From the intrigue of his earlier poetry in fatalism and the mysteries of character, Alan Gould’s interest has moved to music. In many of the poems in this book, the folk songs or the homages to Vaughan Williams, his enquiry is one of synaesthesia: What is it we see when we hear? In meditating this the poet prefers the crisp, accessible, narrative voice to the philosophical.

UWA Publishing, 2017

Here are ballads and celebrations, homages to past authors who have been his spiritual companions – Graves, Yeats, Shakespeare, and tributes to the Finnish resistance to Soviet aggression in 1939. There are some ‘equivalents’ to popular folk songs, and the volume’s title poem, a commemoration of the extraordinary George Street dancer of VJ Day 1945.

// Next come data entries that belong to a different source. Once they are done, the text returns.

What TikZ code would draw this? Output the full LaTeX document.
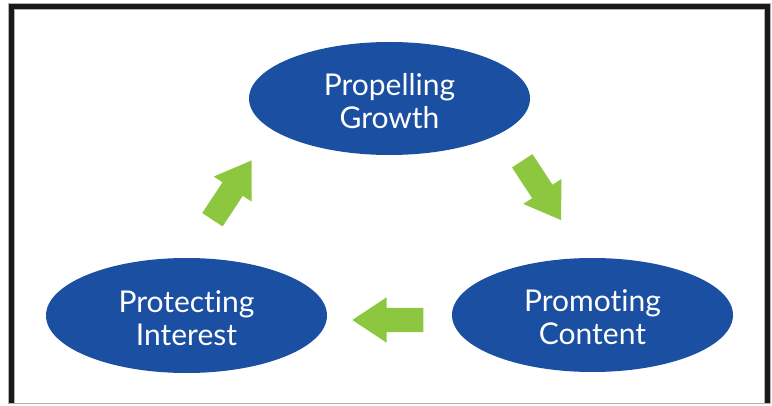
\documentclass[tikz,border=0pt]{standalone}
\usepackage{fontspec}
\setmainfont{Lato}[Ligatures={NoCommon,NoDiscretionary}]
\usetikzlibrary{shapes.geometric,shapes.arrows}
\definecolor{ovalblue}{RGB}{26,79,161}
\definecolor{arrgreen}{RGB}{141,198,63}
\newcommand{\topstrut}{\rule{0pt}{27pt}}
\begin{document}
\begin{tikzpicture}[x=1pt,y=1pt,
  oval/.style={ellipse, fill=ovalblue, inner sep=0pt, minimum width=281pt,
    text=white, align=center, font=\fontsize{30}{33}\selectfont},
  blockarrow/.style={single arrow, fill=arrgreen, inner xsep=0pt, inner ysep=12pt,
    minimum height=71pt, single arrow head extend=10.5pt,
    single arrow tip angle=67, anchor=tail, outer sep=0pt}]
\useasboundingbox (0,0) rectangle (772,405);
% frame
\draw[line width=7pt, gray!60] (11.5,1) -- (11.5,398.5) -- (767,398.5) -- (767,1);
\draw[line width=5pt, black!90] (11.5,1) -- (11.5,398.5) -- (767,398.5) -- (767,1);
\draw[line width=1pt, gray!60] (9,2) -- (770,2);
% ovals
\node[oval, minimum height=113pt] (grow) at (389.5,306.5) {\topstrut Propelling\\Growth};
\node[oval, minimum height=115pt] (prot) at (186.5,89.5) {\topstrut Protecting\\Interest};
\node[oval, minimum height=114pt] (prom) at (592.5,90) {\topstrut Promoting\\Content};
% arrows
\node[blockarrow, rotate=56.5] (a1) at (212.4,185.3) {};
\node[blockarrow, rotate=-56.7] (a2) at (522.2,244.2) {};
\node[blockarrow, rotate=180] (a3) at (423.3,85) {};
\end{tikzpicture}
\end{document}
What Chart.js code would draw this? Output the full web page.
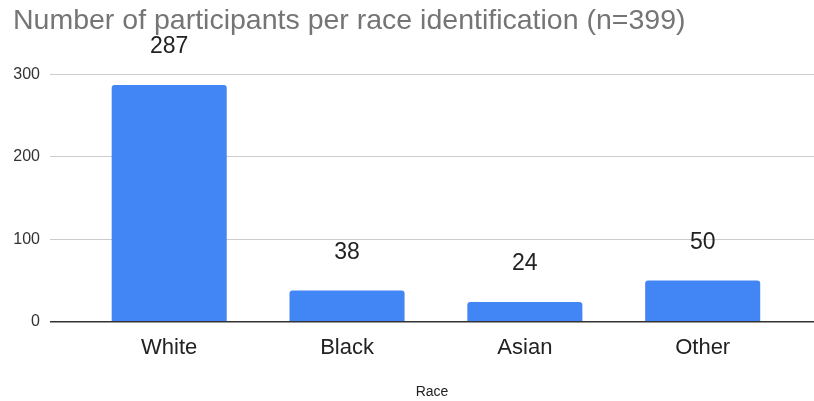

Alan Gould’s career has been balanced evenly between prose fiction and poetry. Concerns such as character, morale, metaphysics and the Age of Sail as a metaphor have been common to his work in both forms. In the more recent of his dozen poetry collections, Gould has been showing his lighter side, indulging in the comic, the erotic, the ludic, the satirical and the explicitly domestic. Some might see this is a retreat from the “seriousness” and “ambition” of his earlier work; others, as a late-career demonstration of range. The change began with Dalliance & Scorn (1999) and would seem almost to culminate in this latest collection, Charlie Twirl, which, though serious enough at times (“For the Finns of 1939” and the title poem), is mainly playful.
— Geoff Page

About the Author

Described by Peter Pierce as “one of the most intelligent, versatile and elegant Australian writers of his generation”, Alan Gould is the author of twenty-five titles, novels, poetry and essay collections.

Of English-Icelandic background, he lived on garrisons in various parts of the world until coming to Australia in 1966. Since 1972 he has been an author as full-time as resources have allowed, He has served on The Literature Board Of The Australia Council, and represented Australian poetry at events in Manila, Struga and Lincoln (UK).

His literary prizes include the Grace Leven Prize for Poetry in 2006, the NBC Banjo Award For Fiction in 1992, Foundation of Australian Literature Book Of the Year (1985), Philip Hodgins Memorial Award for literature (1999), and co-winner in both The Courier-Mail Book Of The Year and ACT Book Of The Year in 2001. His 2009 novel, The Lakewoman, a love story arising out of the 1944 D-Day landings, was shortlisted for the Prime Minister’s Fiction Award. His most recent novel was a picaresque, The Poets’ Stairwell, (2015).